If you operate within an invisible system, just being present in the system makes the system visible.
That was a kind of basic theory.
One realizes how naive that was, and our naivety was exposed when the Gulf War happened,
and we saw the technologies which we've been using in action, the real technology.
We're working with Pentagon institutions all over the place.
I've worked with MIT, which is almost 100 percent Pentagon funded,
with the Carnegie Mellon University Robotics Lab, 100 percent Pentagon funded at Stanford.
All of these institutions are basically military institutions.
Very benign.
It's very interesting the way American military finances its research programs,
because it's very open.
The money's there.
They find it's interesting.
They don't do anything about it.
They're not interfering with it.
They watch the program.
If the program turns out to be militarily interesting,
those elements are moved off into a secure area of the university,
behind a door with the special keys, and locks, and identification badges,
and palm print identifiers, all kinds of things.
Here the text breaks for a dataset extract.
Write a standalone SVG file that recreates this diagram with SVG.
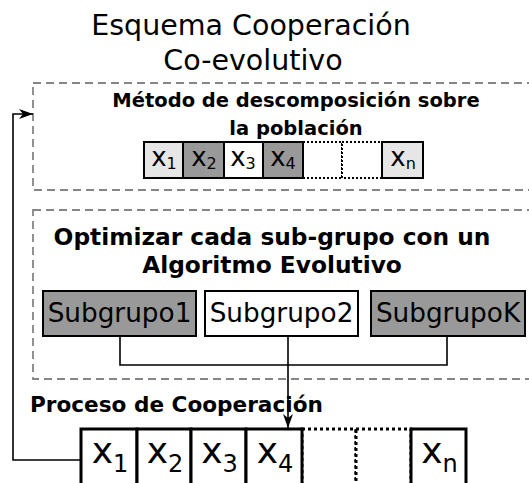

We've seen this in the 80s.
What it's like now, I can imagine.
And then that element of the research is no longer available to anybody but the security people.
But we could also get into the Robotics Lab and work with the systems
and watch the little robots trundling around.
What we were watching was, and what we were part of, without intending to be or without knowing it,
we were part of the program, American program of the automated battlefield.
And the automated battlefield is a pretty terrifying thing.
We saw it with the Gulf War of what it really looks like.
So this military element was always present and remains present.
I mean, after all, no matter how many denials you read nowadays
about the benign beginnings of the internet with the DARPA
and the military involvement in the early internet development, it was there.
It was the same kind of benign system.
Much of this technology we're using has military roots.
Many of the works that I've done have been involved with military objects
or military period objects.
And that may have a lot to do, not so much to do with the American experience
but to do with the Austrian experience.
Living in Central Europe on the edge, also the time I lived here since 1972,
up until 1989, the so-called Iron Curtain was 40 kilometers from Vienna.
But you were always very conscious of a war border,
a border of conflict within a tram ride of Vienna.
Basically, Bratislava used to be a suburb of Vienna in a way.
There was a Strassenbahn there.
So that feeling was very strong that the skies above you were full of military objects.
Invisible above the clouds, surveillance systems, Vienna was full of spies at all times
so that the American embassy had in the 80s over 400.
Vienna is a city of one-and-a-half million.
The whole country has not even 8 million people.
And there were 400 American embassy staff, at least 400 Soviet embassy staff,
200 West German, 200 East German.
The British had 150 to 200 the French.
I mean, what were these people doing?
There was certainly nothing to do with Austria.
They were spying on each other.
And that atmosphere of Cold War wasn't terrible.
Nothing is ever terrifying in Vienna.
It's always very benign.
It's exactly that benign quality, which is what I was after.
The acceptability of a latent military violence is always just there.
You were very aware of it.
So I guess that was the reason I began to work with military objects.
But there was also another element.
I've always liked model-making, like most men.
As boys, they've all had something to do with model-making.
I mean, you talk to almost any man and they say, oh yeah, I used to make model airplanes.
Or I made model ships.
Or I used to do this.
But they were almost all with model-making.
When you examine these models, you discover something strange about them.
Most of the models are military models.
That's a huge industry.
So I began to make airplane models.
And what you do as an artist is you do exactly what everybody else does.
I mean, all these boys in other bedrooms are making airplane models.
And you're also making airplane models.
And they hang and model airplane models up in their bedroom and look at them.